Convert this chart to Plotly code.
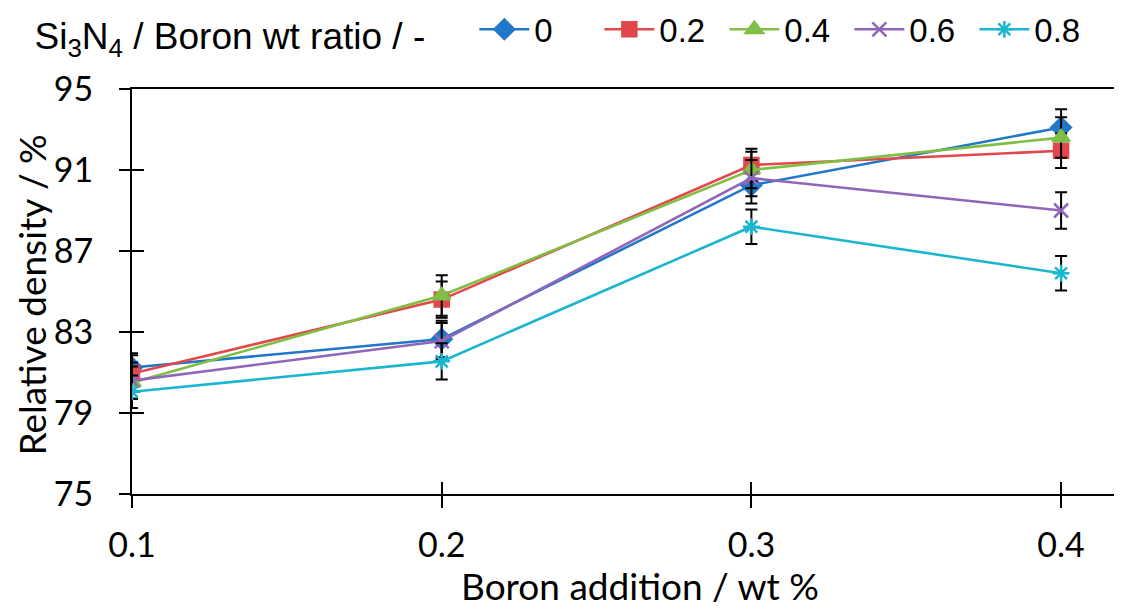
import plotly.graph_objects as go

boron = [0.1, 0.2, 0.3, 0.4]
ratio_labels = ["0", "0.2", "0.4", "0.6", "0.8"]

dens_0 = [81.25, 82.65, 90.25, 93.1]
dens_02 = [80.95, 84.6, 91.25, 91.95]
dens_04 = [80.5, 84.8, 91.0, 92.6]
dens_06 = [80.6, 82.55, 90.6, 89.0]
dens_08 = [80.05, 81.55, 88.2, 85.9]

err_0 = [0.7, 0.9, 0.9, 0.9]
err_02 = [0.9, 0.9, 0.8, 0.85]
err_04 = [0.8, 1.0, 0.9, 1.0]
err_06 = [0.9, 0.9, 0.9, 0.9]
err_08 = [0.8, 0.9, 0.85, 0.85]

y_ticks = [75, 79, 83, 87, 91, 95]
x_ticks = [0.1, 0.2, 0.3, 0.4]

series = [
    (ratio_labels[0], dens_0, err_0, "#2178C8", "diamond", 15),
    (ratio_labels[1], dens_02, err_02, "#E2474B", "square", 14),
    (ratio_labels[2], dens_04, err_04, "#80BE45", "triangle-up", 15),
    (ratio_labels[3], dens_06, err_06, "#9066B8", "x-thin-open", 14),
    (ratio_labels[4], dens_08, err_08, "#1AB6D0", "asterisk-open", 14),
]

fig = go.Figure()
for name, ys, es, col, sym, sz in series:
    fig.add_trace(go.Scatter(
        x=boron, y=ys, name=name, mode="lines+markers",
        line=dict(color=col, width=2.6),
        marker=dict(symbol=sym, size=sz, color=col,
                    line=dict(color=col, width=2.5)),
        error_y=dict(type="data", array=es, visible=True,
                     color="black", thickness=2, width=6),
    ))

xr = [0.1, 0.4187]
yr = [75, 95]
tick_font = dict(family="Lato, Carlito, sans-serif", size=34, color="black")
title_font = dict(family="Lato, Carlito, sans-serif", size=37, color="black")
NB = "\u00a0"

fig.update_layout(
    width=1114, height=601,
    margin=dict(l=124, r=3, t=81, b=115, autoexpand=False),
    paper_bgcolor="white", plot_bgcolor="white",
    font=dict(family="Lato, Carlito, sans-serif", color="black"),
    showlegend=True,
    legend=dict(
        orientation="h",
        xref="container", yref="container",
        x=0.022, y=0.962, xanchor="left", yanchor="middle",
        font=dict(family="Liberation Sans, Arial, sans-serif", size=33, color="black"),
        title=dict(text="Si<sub>3</sub>N<sub>4</sub> / Boron wt ratio / -" + NB * 4,
                   font=dict(family="Liberation Sans, Arial, sans-serif", size=37, color="black")),
        itemwidth=50, entrywidth=60, entrywidthmode="pixels",
        tracegroupgap=0, bgcolor="rgba(0,0,0,0)",
    ),
    xaxis=dict(
        range=xr, tickvals=x_ticks, ticktext=[str(v) for v in x_ticks],
        showgrid=False, zeroline=False, automargin=False,
        showline=True, linecolor="black", linewidth=2, mirror=True,
        ticks="outside", ticklen=12, tickwidth=2, tickcolor="black",
        tickfont=tick_font, ticklabelstandoff=8,
    ),
    # label-carrying y axis: transparent long ticks push labels away from the axis
    yaxis=dict(
        range=yr, tickvals=y_ticks,
        showgrid=False, zeroline=False, automargin=False,
        showline=True, linecolor="black", linewidth=2, mirror=True,
        ticks="outside", ticklen=30, tickwidth=2, tickcolor="rgba(0,0,0,0)",
        tickfont=tick_font,
    ),
    xaxis2=dict(
        range=xr, tickvals=x_ticks, overlaying="x", side="bottom",
        showgrid=False, zeroline=False, showline=False, automargin=False,
        ticks="inside", ticklen=12, tickwidth=2, tickcolor="black",
        showticklabels=False, anchor="y",
    ),
    yaxis2=dict(
        range=yr, tickvals=y_ticks[1:-1], overlaying="y", side="left",
        showgrid=False, zeroline=False, showline=False, automargin=False,
        ticks="inside", ticklen=12, tickwidth=2, tickcolor="black",
        showticklabels=False, anchor="x",
    ),
    yaxis3=dict(
        range=yr, tickvals=y_ticks, overlaying="y", side="left",
        showgrid=False, zeroline=False, showline=False, automargin=False,
        ticks="outside", ticklen=12, tickwidth=2, tickcolor="black",
        showticklabels=False, anchor="x",
    ),
    annotations=[
        dict(text="Boron addition / wt %", xref="paper", yref="paper",
             x=0.5147, y=-0.226, xanchor="center", yanchor="middle",
             showarrow=False, font=title_font),
        dict(text="Relative density / %", xref="paper", yref="paper",
             x=-0.1013, y=0.49, xanchor="center", yanchor="middle",
             textangle=-90, showarrow=False, font=title_font),
    ],
)

# invisible traces to activate the secondary (tick-only) axes
fig.add_trace(go.Scatter(x=[boron[0]], y=[y_ticks[0]], xaxis="x2", yaxis="y2",
                         mode="markers", marker=dict(opacity=0),
                         showlegend=False, hoverinfo="skip"))
fig.add_trace(go.Scatter(x=[boron[0]], y=[y_ticks[0]], xaxis="x", yaxis="y3",
                         mode="markers", marker=dict(opacity=0),
                         showlegend=False, hoverinfo="skip"))

fig.write_html("out.html")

* [Short problem] Print out the material word for word, omitting the pictures.

* [Reply]
Convert this chart to Plotly code.
import plotly.graph_objects as go

boron = [0.1, 0.2, 0.3, 0.4]
ratio_labels = ["0", "0.2", "0.4", "0.6", "0.8"]

dens_0 = [81.25, 82.65, 90.25, 93.1]
dens_02 = [80.95, 84.6, 91.25, 91.95]
dens_04 = [80.5, 84.8, 91.0, 92.6]
dens_06 = [80.6, 82.55, 90.6, 89.0]
dens_08 = [80.05, 81.55, 88.2, 85.9]

err_0 = [0.7, 0.9, 0.9, 0.9]
err_02 = [0.9, 0.9, 0.8, 0.85]
err_04 = [0.8, 1.0, 0.9, 1.0]
err_06 = [0.9, 0.9, 0.9, 0.9]
err_08 = [0.8, 0.9, 0.85, 0.85]

y_ticks = [75, 79, 83, 87, 91, 95]
x_ticks = [0.1, 0.2, 0.3, 0.4]

series = [
    (ratio_labels[0], dens_0, err_0, "#2178C8", "diamond", 15),
    (ratio_labels[1], dens_02, err_02, "#E2474B", "square", 14),
    (ratio_labels[2], dens_04, err_04, "#80BE45", "triangle-up", 15),
    (ratio_labels[3], dens_06, err_06, "#9066B8", "x-thin-open", 14),
    (ratio_labels[4], dens_08, err_08, "#1AB6D0", "asterisk-open", 14),
]

fig = go.Figure()
for name, ys, es, col, sym, sz in series:
    fig.add_trace(go.Scatter(
        x=boron, y=ys, name=name, mode="lines+markers",
        line=dict(color=col, width=2.6),
        marker=dict(symbol=sym, size=sz, color=col,
                    line=dict(color=col, width=2.5)),
        error_y=dict(type="data", array=es, visible=True,
                     color="black", thickness=2, width=6),
    ))

xr = [0.1, 0.4187]
yr = [75, 95]
tick_font = dict(family="Lato, Carlito, sans-serif", size=34, color="black")
title_font = dict(family="Lato, Carlito, sans-serif", size=37, color="black")
NB = "\u00a0"

fig.update_layout(
    width=1114, height=601,
    margin=dict(l=124, r=3, t=81, b=115, autoexpand=False),
    paper_bgcolor="white", plot_bgcolor="white",
    font=dict(family="Lato, Carlito, sans-serif", color="black"),
    showlegend=True,
    legend=dict(
        orientation="h",
        xref="container", yref="container",
        x=0.022, y=0.962, xanchor="left", yanchor="middle",
        font=dict(family="Liberation Sans, Arial, sans-serif", size=33, color="black"),
        title=dict(text="Si<sub>3</sub>N<sub>4</sub> / Boron wt ratio / -" + NB * 4,
                   font=dict(family="Liberation Sans, Arial, sans-serif", size=37, color="black")),
        itemwidth=50, entrywidth=60, entrywidthmode="pixels",
        tracegroupgap=0, bgcolor="rgba(0,0,0,0)",
    ),
    xaxis=dict(
        range=xr, tickvals=x_ticks, ticktext=[str(v) for v in x_ticks],
        showgrid=False, zeroline=False, automargin=False,
        showline=True, linecolor="black", linewidth=2, mirror=True,
        ticks="outside", ticklen=12, tickwidth=2, tickcolor="black",
        tickfont=tick_font, ticklabelstandoff=8,
    ),
    # label-carrying y axis: transparent long ticks push labels away from the axis
    yaxis=dict(
        range=yr, tickvals=y_ticks,
        showgrid=False, zeroline=False, automargin=False,
        showline=True, linecolor="black", linewidth=2, mirror=True,
        ticks="outside", ticklen=30, tickwidth=2, tickcolor="rgba(0,0,0,0)",
        tickfont=tick_font,
    ),
    xaxis2=dict(
        range=xr, tickvals=x_ticks, overlaying="x", side="bottom",
        showgrid=False, zeroline=False, showline=False, automargin=False,
        ticks="inside", ticklen=12, tickwidth=2, tickcolor="black",
        showticklabels=False, anchor="y",
    ),
    yaxis2=dict(
        range=yr, tickvals=y_ticks[1:-1], overlaying="y", side="left",
        showgrid=False, zeroline=False, showline=False, automargin=False,
        ticks="inside", ticklen=12, tickwidth=2, tickcolor="black",
        showticklabels=False, anchor="x",
    ),
    yaxis3=dict(
        range=yr, tickvals=y_ticks, overlaying="y", side="left",
        showgrid=False, zeroline=False, showline=False, automargin=False,
        ticks="outside", ticklen=12, tickwidth=2, tickcolor="black",
        showticklabels=False, anchor="x",
    ),
    annotations=[
        dict(text="Boron addition / wt %", xref="paper", yref="paper",
             x=0.5147, y=-0.226, xanchor="center", yanchor="middle",
             showarrow=False, font=title_font),
        dict(text="Relative density / %", xref="paper", yref="paper",
             x=-0.1013, y=0.49, xanchor="center", yanchor="middle",
             textangle=-90, showarrow=False, font=title_font),
    ],
)

# invisible traces to activate the secondary (tick-only) axes
fig.add_trace(go.Scatter(x=[boron[0]], y=[y_ticks[0]], xaxis="x2", yaxis="y2",
                         mode="markers", marker=dict(opacity=0),
                         showlegend=False, hoverinfo="skip"))
fig.add_trace(go.Scatter(x=[boron[0]], y=[y_ticks[0]], xaxis="x", yaxis="y3",
                         mode="markers", marker=dict(opacity=0),
                         showlegend=False, hoverinfo="skip"))

fig.write_html("out.html")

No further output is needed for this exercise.